# [To do]
Every line that contains the word "matplotlib" should be copied.

-- start of Records for the exercise --

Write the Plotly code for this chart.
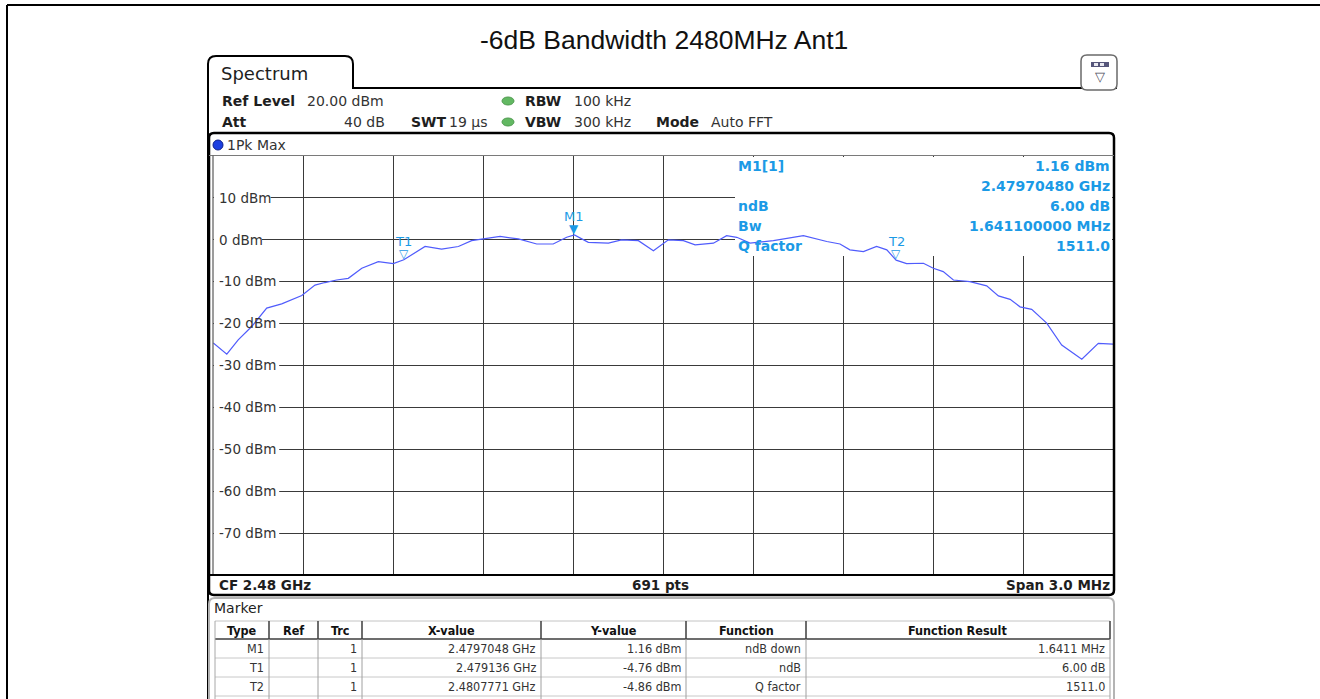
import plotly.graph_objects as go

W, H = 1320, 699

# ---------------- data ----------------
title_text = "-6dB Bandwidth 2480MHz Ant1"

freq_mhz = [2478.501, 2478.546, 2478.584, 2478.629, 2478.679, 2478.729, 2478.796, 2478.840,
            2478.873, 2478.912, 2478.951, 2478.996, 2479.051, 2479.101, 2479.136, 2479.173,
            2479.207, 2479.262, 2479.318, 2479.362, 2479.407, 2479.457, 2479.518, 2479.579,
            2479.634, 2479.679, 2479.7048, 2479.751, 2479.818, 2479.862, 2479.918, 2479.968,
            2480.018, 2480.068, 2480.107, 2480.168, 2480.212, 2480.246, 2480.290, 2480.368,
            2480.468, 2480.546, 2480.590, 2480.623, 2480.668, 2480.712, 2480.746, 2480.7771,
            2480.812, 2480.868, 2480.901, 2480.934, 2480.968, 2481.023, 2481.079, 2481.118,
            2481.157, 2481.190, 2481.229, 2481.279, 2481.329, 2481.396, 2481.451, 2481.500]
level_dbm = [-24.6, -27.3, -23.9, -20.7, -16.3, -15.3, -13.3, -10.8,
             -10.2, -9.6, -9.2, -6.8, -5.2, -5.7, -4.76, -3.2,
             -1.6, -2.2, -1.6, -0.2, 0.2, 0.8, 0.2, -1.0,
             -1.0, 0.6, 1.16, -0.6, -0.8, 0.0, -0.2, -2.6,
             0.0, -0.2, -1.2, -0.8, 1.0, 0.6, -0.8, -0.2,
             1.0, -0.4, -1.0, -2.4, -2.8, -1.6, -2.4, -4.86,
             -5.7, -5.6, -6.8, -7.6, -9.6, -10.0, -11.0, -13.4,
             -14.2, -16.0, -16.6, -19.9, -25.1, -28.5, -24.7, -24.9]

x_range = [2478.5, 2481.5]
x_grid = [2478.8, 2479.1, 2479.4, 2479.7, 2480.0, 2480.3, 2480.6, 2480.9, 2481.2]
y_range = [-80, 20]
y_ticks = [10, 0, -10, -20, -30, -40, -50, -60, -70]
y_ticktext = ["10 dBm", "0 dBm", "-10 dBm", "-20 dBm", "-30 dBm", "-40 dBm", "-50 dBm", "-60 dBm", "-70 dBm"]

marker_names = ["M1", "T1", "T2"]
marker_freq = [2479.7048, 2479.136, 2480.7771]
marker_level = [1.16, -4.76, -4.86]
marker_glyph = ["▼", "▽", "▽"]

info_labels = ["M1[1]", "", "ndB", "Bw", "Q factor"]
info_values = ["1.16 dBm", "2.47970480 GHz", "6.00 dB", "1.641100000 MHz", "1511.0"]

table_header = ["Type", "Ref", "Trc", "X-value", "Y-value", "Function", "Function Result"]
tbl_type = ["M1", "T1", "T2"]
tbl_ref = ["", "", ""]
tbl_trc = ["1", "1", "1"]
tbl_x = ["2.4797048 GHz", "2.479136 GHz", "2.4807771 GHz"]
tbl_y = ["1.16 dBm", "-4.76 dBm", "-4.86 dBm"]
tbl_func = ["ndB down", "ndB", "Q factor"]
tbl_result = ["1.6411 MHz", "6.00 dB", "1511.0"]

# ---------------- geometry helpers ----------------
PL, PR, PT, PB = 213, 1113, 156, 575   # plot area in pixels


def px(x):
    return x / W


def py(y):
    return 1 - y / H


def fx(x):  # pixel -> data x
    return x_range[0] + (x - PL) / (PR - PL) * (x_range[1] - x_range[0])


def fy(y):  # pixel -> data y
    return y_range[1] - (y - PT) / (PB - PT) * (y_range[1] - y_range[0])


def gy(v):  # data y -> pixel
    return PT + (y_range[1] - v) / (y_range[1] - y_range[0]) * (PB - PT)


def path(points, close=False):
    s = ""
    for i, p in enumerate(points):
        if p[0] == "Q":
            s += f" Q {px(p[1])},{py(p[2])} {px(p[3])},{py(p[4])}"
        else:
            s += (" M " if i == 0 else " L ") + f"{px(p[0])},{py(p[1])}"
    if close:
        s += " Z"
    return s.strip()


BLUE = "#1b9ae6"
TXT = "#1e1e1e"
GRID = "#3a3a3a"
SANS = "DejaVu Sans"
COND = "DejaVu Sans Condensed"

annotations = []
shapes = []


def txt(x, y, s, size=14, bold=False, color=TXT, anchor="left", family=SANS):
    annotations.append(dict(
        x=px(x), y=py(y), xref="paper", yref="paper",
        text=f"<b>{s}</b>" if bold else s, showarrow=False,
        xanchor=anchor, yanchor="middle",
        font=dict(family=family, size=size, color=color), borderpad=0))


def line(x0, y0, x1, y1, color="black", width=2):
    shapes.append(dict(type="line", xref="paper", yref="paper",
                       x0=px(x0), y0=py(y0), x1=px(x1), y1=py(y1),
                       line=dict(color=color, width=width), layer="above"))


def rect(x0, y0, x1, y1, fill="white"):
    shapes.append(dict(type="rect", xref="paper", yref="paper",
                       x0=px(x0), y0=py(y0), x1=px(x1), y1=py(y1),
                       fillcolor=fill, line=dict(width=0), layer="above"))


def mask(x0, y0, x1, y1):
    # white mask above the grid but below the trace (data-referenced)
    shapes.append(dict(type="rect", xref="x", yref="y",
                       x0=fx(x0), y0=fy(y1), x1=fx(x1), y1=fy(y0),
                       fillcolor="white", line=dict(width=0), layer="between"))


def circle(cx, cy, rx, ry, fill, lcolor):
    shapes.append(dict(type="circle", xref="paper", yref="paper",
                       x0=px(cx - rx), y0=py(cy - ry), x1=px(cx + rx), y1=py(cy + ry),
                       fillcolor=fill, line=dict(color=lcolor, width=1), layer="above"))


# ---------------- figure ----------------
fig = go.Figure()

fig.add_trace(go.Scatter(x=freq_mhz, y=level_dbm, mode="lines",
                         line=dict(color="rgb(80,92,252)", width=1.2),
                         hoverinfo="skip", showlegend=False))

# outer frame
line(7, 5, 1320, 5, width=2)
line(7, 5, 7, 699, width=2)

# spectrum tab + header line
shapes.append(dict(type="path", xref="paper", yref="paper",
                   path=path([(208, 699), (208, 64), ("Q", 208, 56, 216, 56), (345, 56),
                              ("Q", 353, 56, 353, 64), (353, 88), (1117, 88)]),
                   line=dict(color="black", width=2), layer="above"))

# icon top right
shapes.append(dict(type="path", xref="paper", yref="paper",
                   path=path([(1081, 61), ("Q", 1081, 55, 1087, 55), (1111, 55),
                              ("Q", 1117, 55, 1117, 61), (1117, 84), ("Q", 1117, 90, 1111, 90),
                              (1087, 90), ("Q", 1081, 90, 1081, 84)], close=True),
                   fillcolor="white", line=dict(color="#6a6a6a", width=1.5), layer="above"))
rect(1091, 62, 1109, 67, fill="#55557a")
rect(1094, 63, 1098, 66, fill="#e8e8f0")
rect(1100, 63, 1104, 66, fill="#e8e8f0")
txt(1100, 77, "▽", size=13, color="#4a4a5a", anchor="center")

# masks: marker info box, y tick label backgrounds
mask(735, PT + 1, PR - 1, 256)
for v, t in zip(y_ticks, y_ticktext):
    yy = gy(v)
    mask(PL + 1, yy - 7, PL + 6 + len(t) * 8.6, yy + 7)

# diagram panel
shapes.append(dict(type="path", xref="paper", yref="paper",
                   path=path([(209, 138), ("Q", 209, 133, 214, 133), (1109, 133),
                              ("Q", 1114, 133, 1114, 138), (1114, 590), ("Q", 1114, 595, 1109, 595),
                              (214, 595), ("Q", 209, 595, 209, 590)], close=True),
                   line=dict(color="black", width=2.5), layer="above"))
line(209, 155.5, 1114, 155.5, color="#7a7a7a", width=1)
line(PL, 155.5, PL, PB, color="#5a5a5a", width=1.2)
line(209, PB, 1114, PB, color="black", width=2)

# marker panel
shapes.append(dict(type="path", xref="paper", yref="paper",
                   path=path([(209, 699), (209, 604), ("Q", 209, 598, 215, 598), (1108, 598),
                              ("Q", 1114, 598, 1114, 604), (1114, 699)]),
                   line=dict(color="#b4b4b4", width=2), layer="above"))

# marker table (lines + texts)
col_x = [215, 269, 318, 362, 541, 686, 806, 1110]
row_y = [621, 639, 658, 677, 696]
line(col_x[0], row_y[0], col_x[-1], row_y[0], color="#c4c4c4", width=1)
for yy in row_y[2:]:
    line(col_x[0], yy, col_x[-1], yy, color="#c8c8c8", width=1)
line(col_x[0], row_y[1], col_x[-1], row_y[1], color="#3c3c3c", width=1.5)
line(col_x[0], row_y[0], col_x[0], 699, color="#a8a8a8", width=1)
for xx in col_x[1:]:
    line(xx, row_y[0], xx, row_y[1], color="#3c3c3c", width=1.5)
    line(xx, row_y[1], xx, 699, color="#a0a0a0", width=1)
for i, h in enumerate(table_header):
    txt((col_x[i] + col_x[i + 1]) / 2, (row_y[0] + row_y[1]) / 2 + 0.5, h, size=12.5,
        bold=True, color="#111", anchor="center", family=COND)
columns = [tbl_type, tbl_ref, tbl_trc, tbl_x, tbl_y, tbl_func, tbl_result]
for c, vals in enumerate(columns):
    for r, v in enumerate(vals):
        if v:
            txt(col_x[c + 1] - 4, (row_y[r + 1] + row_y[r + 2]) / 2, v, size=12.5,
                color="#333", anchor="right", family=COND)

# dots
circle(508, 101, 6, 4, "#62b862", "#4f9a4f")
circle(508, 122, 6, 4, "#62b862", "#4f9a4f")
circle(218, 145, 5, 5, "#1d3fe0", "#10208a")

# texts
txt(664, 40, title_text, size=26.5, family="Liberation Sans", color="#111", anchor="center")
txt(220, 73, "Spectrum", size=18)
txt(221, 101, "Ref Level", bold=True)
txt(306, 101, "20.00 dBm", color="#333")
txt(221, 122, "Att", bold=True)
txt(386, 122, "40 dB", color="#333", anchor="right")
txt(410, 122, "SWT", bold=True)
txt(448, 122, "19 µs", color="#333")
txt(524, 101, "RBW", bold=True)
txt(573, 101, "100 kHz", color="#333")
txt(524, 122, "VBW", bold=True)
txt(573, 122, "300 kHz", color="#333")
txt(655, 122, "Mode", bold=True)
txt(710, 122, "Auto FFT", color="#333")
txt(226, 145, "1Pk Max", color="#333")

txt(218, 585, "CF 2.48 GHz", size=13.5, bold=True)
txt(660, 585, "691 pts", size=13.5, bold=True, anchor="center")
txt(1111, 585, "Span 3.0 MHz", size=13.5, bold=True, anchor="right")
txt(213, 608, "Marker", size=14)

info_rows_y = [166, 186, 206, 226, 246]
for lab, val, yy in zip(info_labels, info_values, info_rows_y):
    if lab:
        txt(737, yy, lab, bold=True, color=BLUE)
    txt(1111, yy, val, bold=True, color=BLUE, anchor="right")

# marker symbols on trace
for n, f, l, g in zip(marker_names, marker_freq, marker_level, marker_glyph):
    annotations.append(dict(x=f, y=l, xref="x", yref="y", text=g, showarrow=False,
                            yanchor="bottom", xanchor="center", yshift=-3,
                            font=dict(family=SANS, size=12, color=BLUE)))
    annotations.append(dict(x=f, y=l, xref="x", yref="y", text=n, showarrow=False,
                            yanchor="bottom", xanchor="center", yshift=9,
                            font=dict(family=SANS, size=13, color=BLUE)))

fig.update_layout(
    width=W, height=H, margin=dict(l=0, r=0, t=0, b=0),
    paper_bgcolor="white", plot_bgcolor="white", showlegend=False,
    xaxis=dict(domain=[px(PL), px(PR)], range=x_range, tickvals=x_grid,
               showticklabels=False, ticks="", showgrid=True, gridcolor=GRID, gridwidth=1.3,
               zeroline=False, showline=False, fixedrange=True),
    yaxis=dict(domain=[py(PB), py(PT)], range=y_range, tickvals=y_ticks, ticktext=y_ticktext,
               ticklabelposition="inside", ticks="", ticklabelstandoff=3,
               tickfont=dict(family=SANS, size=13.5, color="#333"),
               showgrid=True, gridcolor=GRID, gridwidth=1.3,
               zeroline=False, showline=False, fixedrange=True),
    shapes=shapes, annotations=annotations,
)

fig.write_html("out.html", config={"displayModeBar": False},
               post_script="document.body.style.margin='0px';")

-- end of Records for the exercise --
-- start of Records for the exercise --

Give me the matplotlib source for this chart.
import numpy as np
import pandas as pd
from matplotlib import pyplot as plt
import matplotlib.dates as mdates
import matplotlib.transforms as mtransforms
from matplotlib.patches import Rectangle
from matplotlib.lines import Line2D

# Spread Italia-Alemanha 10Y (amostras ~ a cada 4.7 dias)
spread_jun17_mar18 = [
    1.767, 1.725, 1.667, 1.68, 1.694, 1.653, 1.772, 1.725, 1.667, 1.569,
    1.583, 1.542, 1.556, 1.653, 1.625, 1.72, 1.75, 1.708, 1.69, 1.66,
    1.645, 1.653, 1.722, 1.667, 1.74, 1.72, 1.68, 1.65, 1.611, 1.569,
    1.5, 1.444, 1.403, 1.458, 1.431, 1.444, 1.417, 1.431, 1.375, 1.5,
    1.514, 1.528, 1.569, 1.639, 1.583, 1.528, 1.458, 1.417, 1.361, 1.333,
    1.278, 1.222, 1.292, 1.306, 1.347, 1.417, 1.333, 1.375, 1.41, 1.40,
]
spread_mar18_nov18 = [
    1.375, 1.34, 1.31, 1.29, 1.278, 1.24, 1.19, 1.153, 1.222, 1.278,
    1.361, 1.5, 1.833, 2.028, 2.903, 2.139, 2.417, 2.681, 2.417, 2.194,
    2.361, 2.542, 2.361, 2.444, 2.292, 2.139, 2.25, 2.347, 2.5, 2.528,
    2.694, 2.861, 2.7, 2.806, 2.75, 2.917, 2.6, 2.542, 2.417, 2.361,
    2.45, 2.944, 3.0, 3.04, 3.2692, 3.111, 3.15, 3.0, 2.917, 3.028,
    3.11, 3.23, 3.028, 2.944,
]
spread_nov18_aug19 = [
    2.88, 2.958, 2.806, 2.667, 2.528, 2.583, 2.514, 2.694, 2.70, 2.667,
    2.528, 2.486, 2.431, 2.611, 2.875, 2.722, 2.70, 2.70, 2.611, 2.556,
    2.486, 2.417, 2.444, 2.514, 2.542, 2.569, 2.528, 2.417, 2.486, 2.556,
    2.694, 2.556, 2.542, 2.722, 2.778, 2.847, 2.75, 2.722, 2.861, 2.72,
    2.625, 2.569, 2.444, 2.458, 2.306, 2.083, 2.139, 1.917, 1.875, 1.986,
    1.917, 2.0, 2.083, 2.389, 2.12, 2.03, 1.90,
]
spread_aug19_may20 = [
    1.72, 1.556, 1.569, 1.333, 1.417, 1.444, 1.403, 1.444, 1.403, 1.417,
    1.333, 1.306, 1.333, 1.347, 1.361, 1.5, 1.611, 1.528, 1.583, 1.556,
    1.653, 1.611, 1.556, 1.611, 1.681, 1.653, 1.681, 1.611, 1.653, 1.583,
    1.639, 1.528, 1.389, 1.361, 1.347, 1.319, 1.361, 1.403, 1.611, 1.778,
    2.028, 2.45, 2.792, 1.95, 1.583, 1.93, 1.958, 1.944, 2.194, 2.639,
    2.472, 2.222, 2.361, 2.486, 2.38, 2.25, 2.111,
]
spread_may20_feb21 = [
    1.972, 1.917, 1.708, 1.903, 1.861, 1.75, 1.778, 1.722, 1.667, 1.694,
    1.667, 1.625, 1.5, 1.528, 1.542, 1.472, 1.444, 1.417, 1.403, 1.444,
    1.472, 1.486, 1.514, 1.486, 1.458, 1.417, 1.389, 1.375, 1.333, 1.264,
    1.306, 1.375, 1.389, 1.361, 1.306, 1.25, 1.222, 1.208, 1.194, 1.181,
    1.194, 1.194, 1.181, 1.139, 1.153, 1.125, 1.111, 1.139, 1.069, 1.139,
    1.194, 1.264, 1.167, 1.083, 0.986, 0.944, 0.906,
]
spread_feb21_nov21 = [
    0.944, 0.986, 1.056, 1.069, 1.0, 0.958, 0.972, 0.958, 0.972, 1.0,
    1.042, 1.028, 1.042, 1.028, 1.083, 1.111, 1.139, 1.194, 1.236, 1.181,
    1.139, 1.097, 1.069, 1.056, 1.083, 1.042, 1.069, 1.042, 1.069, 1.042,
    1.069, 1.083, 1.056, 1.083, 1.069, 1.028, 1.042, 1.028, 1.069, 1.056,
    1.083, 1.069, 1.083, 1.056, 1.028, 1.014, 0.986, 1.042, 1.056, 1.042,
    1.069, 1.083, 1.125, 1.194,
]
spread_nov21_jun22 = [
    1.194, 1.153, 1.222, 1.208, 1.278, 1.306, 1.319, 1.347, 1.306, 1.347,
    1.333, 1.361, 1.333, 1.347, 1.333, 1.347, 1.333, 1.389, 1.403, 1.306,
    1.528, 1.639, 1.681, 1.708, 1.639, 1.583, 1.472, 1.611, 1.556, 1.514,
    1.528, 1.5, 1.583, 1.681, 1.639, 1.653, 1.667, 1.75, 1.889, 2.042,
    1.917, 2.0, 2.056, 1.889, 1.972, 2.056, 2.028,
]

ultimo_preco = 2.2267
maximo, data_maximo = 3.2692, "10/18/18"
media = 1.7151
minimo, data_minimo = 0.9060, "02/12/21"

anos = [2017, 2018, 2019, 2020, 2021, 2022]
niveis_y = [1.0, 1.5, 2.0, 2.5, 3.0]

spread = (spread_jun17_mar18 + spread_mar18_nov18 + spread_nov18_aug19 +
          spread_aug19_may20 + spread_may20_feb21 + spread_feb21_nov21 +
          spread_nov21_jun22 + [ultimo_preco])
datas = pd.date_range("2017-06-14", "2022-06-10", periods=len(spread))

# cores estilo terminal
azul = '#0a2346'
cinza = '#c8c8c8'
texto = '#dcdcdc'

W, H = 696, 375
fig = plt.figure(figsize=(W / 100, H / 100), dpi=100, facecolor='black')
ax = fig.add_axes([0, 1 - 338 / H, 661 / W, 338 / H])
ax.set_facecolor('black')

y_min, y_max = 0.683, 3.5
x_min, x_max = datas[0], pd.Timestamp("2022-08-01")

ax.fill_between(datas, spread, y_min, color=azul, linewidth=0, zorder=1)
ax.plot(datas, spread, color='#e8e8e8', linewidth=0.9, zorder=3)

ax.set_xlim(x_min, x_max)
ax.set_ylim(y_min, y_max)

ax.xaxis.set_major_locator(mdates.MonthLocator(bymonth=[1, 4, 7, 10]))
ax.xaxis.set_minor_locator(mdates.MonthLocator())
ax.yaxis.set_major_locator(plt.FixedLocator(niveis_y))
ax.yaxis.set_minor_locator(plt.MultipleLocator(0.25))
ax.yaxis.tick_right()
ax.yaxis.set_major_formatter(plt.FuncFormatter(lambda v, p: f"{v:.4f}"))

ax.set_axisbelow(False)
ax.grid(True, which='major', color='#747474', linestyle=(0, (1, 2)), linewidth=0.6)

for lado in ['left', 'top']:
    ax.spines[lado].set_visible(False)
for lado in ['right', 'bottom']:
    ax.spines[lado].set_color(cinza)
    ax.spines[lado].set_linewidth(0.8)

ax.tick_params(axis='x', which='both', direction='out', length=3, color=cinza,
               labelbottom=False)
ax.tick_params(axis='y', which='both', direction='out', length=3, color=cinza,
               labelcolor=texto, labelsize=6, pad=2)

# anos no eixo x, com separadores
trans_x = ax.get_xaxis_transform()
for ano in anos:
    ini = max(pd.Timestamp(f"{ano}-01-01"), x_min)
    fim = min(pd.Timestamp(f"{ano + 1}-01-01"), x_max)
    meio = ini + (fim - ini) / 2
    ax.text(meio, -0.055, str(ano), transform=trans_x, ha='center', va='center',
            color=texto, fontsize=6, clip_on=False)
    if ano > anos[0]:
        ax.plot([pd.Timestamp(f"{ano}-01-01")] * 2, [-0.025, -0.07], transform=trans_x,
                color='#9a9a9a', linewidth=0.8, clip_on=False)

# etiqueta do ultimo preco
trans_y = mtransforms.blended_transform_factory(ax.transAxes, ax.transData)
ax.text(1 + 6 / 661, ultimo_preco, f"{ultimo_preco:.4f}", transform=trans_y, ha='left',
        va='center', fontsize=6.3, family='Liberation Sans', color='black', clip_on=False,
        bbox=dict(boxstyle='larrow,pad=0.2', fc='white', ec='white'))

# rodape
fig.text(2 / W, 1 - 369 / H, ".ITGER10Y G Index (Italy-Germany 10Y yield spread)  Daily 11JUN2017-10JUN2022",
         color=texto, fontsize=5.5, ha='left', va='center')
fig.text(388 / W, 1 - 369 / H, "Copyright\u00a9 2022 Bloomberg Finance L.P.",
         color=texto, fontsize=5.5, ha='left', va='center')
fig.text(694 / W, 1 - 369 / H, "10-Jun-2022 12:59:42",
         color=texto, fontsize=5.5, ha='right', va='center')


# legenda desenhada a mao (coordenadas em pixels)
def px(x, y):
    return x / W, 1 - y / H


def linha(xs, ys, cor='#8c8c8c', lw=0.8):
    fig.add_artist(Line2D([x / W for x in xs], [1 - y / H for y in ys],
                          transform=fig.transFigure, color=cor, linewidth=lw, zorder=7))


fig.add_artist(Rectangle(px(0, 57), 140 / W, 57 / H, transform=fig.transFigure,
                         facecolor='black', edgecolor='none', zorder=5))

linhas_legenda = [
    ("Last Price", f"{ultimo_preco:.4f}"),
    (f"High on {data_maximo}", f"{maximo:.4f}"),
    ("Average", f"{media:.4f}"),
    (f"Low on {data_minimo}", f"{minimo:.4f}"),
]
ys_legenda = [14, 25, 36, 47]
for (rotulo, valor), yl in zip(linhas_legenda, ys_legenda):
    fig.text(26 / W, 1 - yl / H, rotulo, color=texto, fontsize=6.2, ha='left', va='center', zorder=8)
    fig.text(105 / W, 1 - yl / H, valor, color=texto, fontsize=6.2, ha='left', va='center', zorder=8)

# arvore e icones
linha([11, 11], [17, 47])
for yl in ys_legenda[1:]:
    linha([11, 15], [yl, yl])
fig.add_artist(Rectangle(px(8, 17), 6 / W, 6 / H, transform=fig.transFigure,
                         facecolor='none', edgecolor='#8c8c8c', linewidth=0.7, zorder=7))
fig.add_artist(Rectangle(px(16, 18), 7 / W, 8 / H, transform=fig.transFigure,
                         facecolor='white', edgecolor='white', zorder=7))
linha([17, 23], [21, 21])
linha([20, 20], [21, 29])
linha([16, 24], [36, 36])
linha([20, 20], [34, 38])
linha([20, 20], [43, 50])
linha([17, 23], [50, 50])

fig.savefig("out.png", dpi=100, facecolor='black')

-- end of Records for the exercise --

# [The output]
Give me the matplotlib source for this chart.
from matplotlib import pyplot as plt
import matplotlib.dates as mdates
import matplotlib.transforms as mtransforms
from matplotlib.patches import Rectangle
from matplotlib.lines import Line2D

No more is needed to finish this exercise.